Time: 13:00-15:00, Oct 26, 2018
Venue: Room 300, 320 Yueyang Road
Speaker: Dr Hao CHI (Institute of Computing Technology, CAS)
Host: Zefeng WANG
Title: Open-pFind: Comprehensive identification of peptides in tandem mass spectra using an efficient open search engine
Introduction: Shotgun proteomics has grown rapidly in recent decades, especially for peptide and protein identification. However, more than 50% of MS/MS data acquired in shotgun proteomics have not been successfully identified.
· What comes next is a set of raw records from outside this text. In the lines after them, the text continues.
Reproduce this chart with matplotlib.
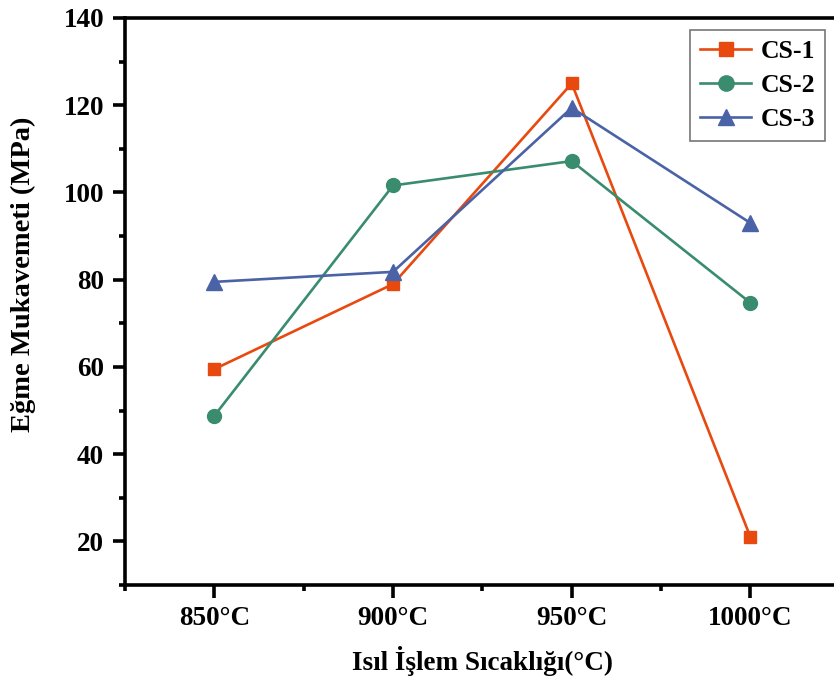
import matplotlib.pyplot as plt
from matplotlib.ticker import MultipleLocator

# Bending strength vs. heat treatment temperature
temps = ['850°C', '900°C', '950°C', '1000°C']
cs1 = [59.5, 79.0, 125.0, 21.0]
cs2 = [48.8, 101.6, 107.2, 74.7]
cs3 = [79.5, 81.8, 119.4, 93.0]

plt.rcParams['font.family'] = ['Liberation Serif', 'DejaVu Serif']
plt.rcParams['font.weight'] = 'bold'

fig = plt.figure(figsize=(8.34, 6.84), dpi=100)
ax = fig.add_axes([0.1499, 0.1447, 0.857, 0.829])

x = range(1, len(temps) + 1)
ax.plot(x, cs1, color='#E8490F', marker='s', markersize=9, lw=1.9, label='CS-1')
ax.plot(x, cs2, color='#3A8C6E', marker='o', markersize=10, lw=1.9, label='CS-2')
ax.plot(x, cs3, color='#4A62A6', marker='^', markersize=11, lw=1.9, label='CS-3')

ax.set_xlim(0.5, 4.5)
ax.set_ylim(10, 140)
ax.set_xticks(list(x))
ax.set_xticklabels(temps)
ax.xaxis.set_minor_locator(MultipleLocator(0.5))
ax.yaxis.set_minor_locator(MultipleLocator(10))
ax.set_yticks([20, 40, 60, 80, 100, 120, 140])

for s in ax.spines.values():
    s.set_linewidth(2.6)
ax.tick_params(which='major', direction='out', length=9, width=2.6,
               labelsize=19.5, pad=6)
ax.tick_params(which='minor', direction='out', length=4.5, width=2.6)
for lab in ax.get_xticklabels() + ax.get_yticklabels():
    lab.set_fontweight('bold')

ax.set_xlabel('Isıl İşlem Sıcaklığı(°C)', fontsize=19.5, fontweight='bold', labelpad=11)
ax.set_ylabel('Eğme Mukavemeti (MPa)', fontsize=20.5, fontweight='bold')
ax.yaxis.set_label_coords(-0.125, 0.548)

leg = ax.legend(loc='upper left', bbox_to_anchor=(0.79, 0.979), fontsize=18.5,
                frameon=True, fancybox=False, handlelength=2.0,
                borderpad=0.4, labelspacing=0.42, handletextpad=0.35,
                borderaxespad=0, markerscale=1.1)
leg.get_frame().set_edgecolor('#555555')
leg.get_frame().set_linewidth(1.2)
for t in leg.get_texts():
    t.set_fontweight('bold')

fig.savefig('out.png', dpi=100)
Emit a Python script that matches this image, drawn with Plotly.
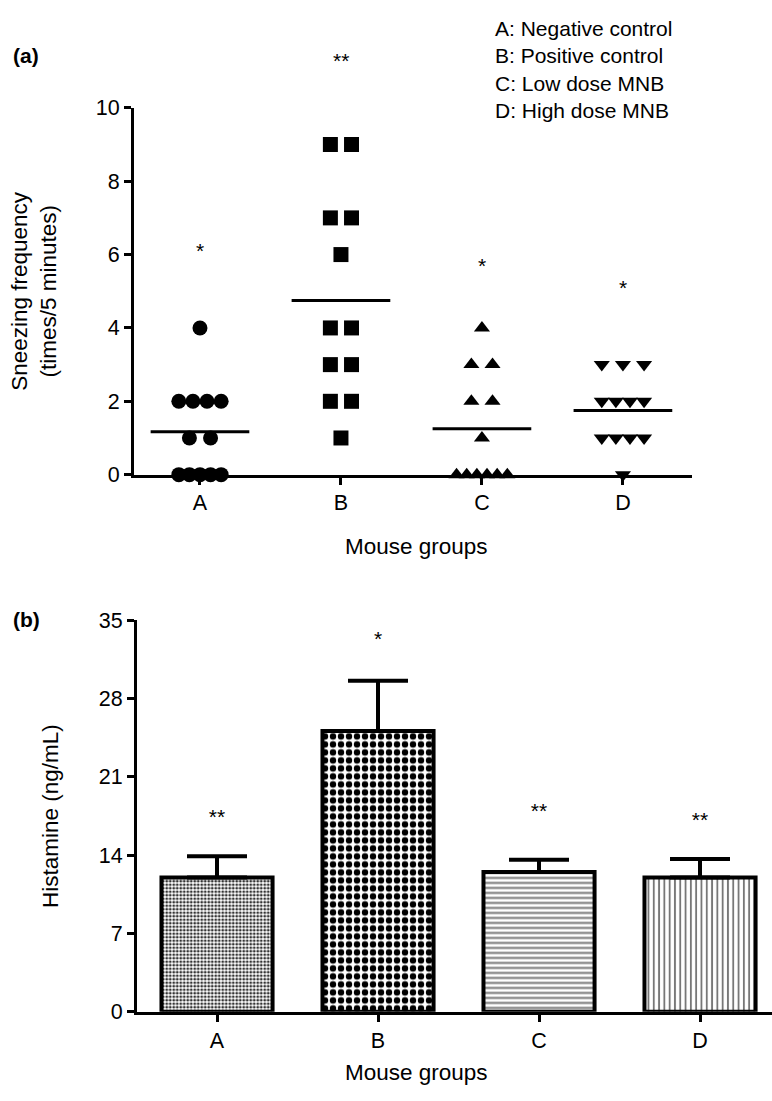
import numpy as np
import plotly.graph_objects as go

# ---------------- data ----------------
groups = ["A", "B", "C", "D"]
sneeze_A = [4, 2, 2, 2, 2, 1, 1, 0, 0, 0, 0, 0]
sneeze_B = [9, 9, 7, 7, 6, 4, 4, 3, 3, 2, 2, 1]
sneeze_C = [4, 3, 3, 2, 2, 1, 0, 0, 0, 0, 0, 0]
sneeze_D = [3, 3, 3, 2, 2, 2, 2, 1, 1, 1, 1, 0]
sneeze_sig = ["*", "**", "*", "*"]
sneeze_sig_y = [6.1, 11.3, 5.7, 5.1]
sneeze_ymax = 10

histamine_mean = [12.0, 25.1, 12.5, 12.0]
histamine_err = [1.9, 4.5, 1.1, 1.65]
histamine_sig = ["**", "*", "**", "**"]
histamine_sig_y = [17.3, 33.2, 17.8, 17.0]

legend_lines = ["A: Negative control", "B: Positive control",
                "C: Low dose MNB", "D: High dose MNB"]

# ---------------- helpers ----------------
W, H = 772, 1101
FONT = "Liberation Sans, Arial, sans-serif"
TICK_SIZE = 21.5
TITLE_SIZE = 22.5
TEXT_SIZE = 21


def fx(p):
    return p / W


def fy(p):
    return 1 - p / H


def spread(values, center):
    vals = np.array(values)
    xs, ys = [], []
    for v in sorted(set(values), reverse=True):
        n = int((vals == v).sum())
        step = 0.15 if n <= 3 else max(0.072, 0.3 / (n - 1))
        offs = (np.arange(n) - (n - 1) / 2) * step
        xs += list(center + offs)
        ys += [v] * n
    return xs, ys


fig = go.Figure()

# ---------------- panel (a) ----------------
series = [sneeze_A, sneeze_B, sneeze_C, sneeze_D]
symbols = ["circle", "square", "triangle-up", "triangle-down"]
sizes = [15, 15, 14, 14]
for i, (data, sym, sz) in enumerate(zip(series, symbols, sizes)):
    xs, ys = spread(data, i)
    fig.add_trace(go.Scatter(
        x=xs, y=ys, mode="markers", xaxis="x", yaxis="y",
        marker=dict(symbol=sym, size=sz, color="black", line=dict(width=0)),
        cliponaxis=False, showlegend=False, hoverinfo="skip"))
    m = float(np.mean(data))
    fig.add_trace(go.Scatter(
        x=[i - 0.35, i + 0.35], y=[m, m], mode="lines", xaxis="x", yaxis="y",
        line=dict(color="black", width=3), cliponaxis=False,
        showlegend=False, hoverinfo="skip"))

# ---------------- panel (b) ----------------
fig.add_trace(go.Bar(
    x=list(range(4)), y=histamine_mean, width=0.69, xaxis="x2", yaxis="y2",
    marker=dict(
        color="white",
        line=dict(color="black", width=4),
        pattern=dict(
            shape=[".", ".", "-", "|"],
            size=[3.5, 8, 5, 5.3],
            solidity=[0.5, 0.5, 0.4, 0.35],
            fgcolor=["#333333", "black", "#777777", "#777777"],
            bgcolor="white",
            fillmode="replace")),
    error_y=dict(type="data", array=histamine_err, symmetric=False,
                 arrayminus=[0, 0, 0, 0], color="black", thickness=4, width=30),
    showlegend=False, hoverinfo="skip"))

fig.add_trace(go.Scatter(
    x=list(range(4)), y=histamine_sig_y, text=histamine_sig, mode="text",
    xaxis="x2", yaxis="y2",
    textfont=dict(size=TEXT_SIZE, color="black", family=FONT),
    cliponaxis=False, showlegend=False, hoverinfo="skip"))

axis_common = dict(showline=True, linecolor="black", linewidth=3,
                   ticks="outside", ticklen=7, tickwidth=3, tickcolor="black",
                   showgrid=False, zeroline=False,
                   tickfont=dict(size=TICK_SIZE, color="black", family=FONT))

fig.update_layout(
    width=W, height=H, autosize=False,
    margin=dict(l=0, r=0, t=0, b=0),
    paper_bgcolor="white", plot_bgcolor="white",
    font=dict(family=FONT, size=TEXT_SIZE, color="black"),
    xaxis=dict(domain=[fx(134), fx(692)], range=[-0.468, 3.49],
               tickvals=list(range(4)), ticktext=groups, anchor="y",
               **axis_common),
    yaxis=dict(domain=[fy(474), fy(99)], range=[0, sneeze_ymax], dtick=2,
               anchor="x", **axis_common),
    xaxis2=dict(domain=[fx(137), 1.0], range=[-0.497, 3.447],
                tickvals=list(range(4)), ticktext=groups, anchor="y2",
                **axis_common),
    yaxis2=dict(domain=[fy(1023), fy(623)], range=[0, 35], dtick=7,
                anchor="x2", **axis_common),
)

ann = []
# significance marks of panel (a) (some lie above the axis range)
for i, (s, v) in enumerate(zip(sneeze_sig, sneeze_sig_y)):
    ann.append(dict(text=s, x=i, y=v / sneeze_ymax, xref="x", yref="y domain",
                    xanchor="center", yanchor="middle", showarrow=False,
                    font=dict(size=TEXT_SIZE, family=FONT, color="black")))

for lab, yy in (("<b>(a)</b>", 45), ("<b>(b)</b>", 622)):
    ann.append(dict(text=lab, x=fx(11), y=fy(yy), xref="paper", yref="paper",
                    xanchor="left", yanchor="middle", showarrow=False,
                    font=dict(size=TEXT_SIZE, family=FONT, color="black")))

for k, line in enumerate(legend_lines):
    ann.append(dict(text=line, x=fx(493), y=fy(18 + 28 * k), xref="paper",
                    yref="paper", xanchor="left", yanchor="middle",
                    showarrow=False,
                    font=dict(size=TEXT_SIZE, family=FONT, color="black")))

ann.append(dict(text="Sneezing frequency<br>(times/5 minutes)", textangle=-90,
                x=fx(34), y=fy(286), xref="paper", yref="paper",
                xanchor="center", yanchor="middle", showarrow=False,
                font=dict(size=TITLE_SIZE, family=FONT, color="black")))
ann.append(dict(text="Histamine (ng/mL)", textangle=-90,
                x=fx(50), y=fy(823), xref="paper", yref="paper",
                xanchor="center", yanchor="middle", showarrow=False,
                font=dict(size=TITLE_SIZE, family=FONT, color="black")))
for yy in (547, 1085):
    ann.append(dict(text="Mouse groups", x=fx(416), y=fy(yy), xref="paper",
                    yref="paper", xanchor="center", yanchor="middle",
                    showarrow=False,
                    font=dict(size=TITLE_SIZE, family=FONT, color="black")))

fig.update_layout(annotations=ann)

fig.write_html("out.html")
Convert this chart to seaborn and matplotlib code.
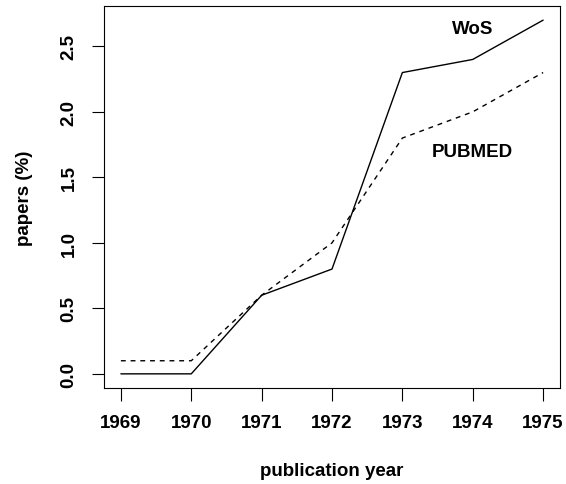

As shown in a number of studies, unexpected modifications is a major reason underlying the low identification rate, and several other factors also hinder precise peptide identification, e.g., semi- and non-specific digestion, in-source fragmentation and co-eluting peptides in mixed spectra. We have developed a novel database search algorithm, Open-pFind, to efficiently identify peptides even in an ultra-large search space which takes into account unexpected modifications, amino acid mutations, semi- or non-specific digestion and co-eluting peptides. We re-analyzed an entire human proteome dataset consisting of ~25 million spectra. It took Open-pFind ~5 hours on a 64-core workstation to search all of these spectra. More than one million peptides were identified, which were 86.7% more than those reported previously. The results obtained with Open-pFind demonstrated that the characteristics of MS/MS data vary according to different methods for sample preparation and LC-MS/MS. Open search strategies, as made practical by Open-pFind, will most likely be the preferred tools for large-scale MS/MS data analyses in the future.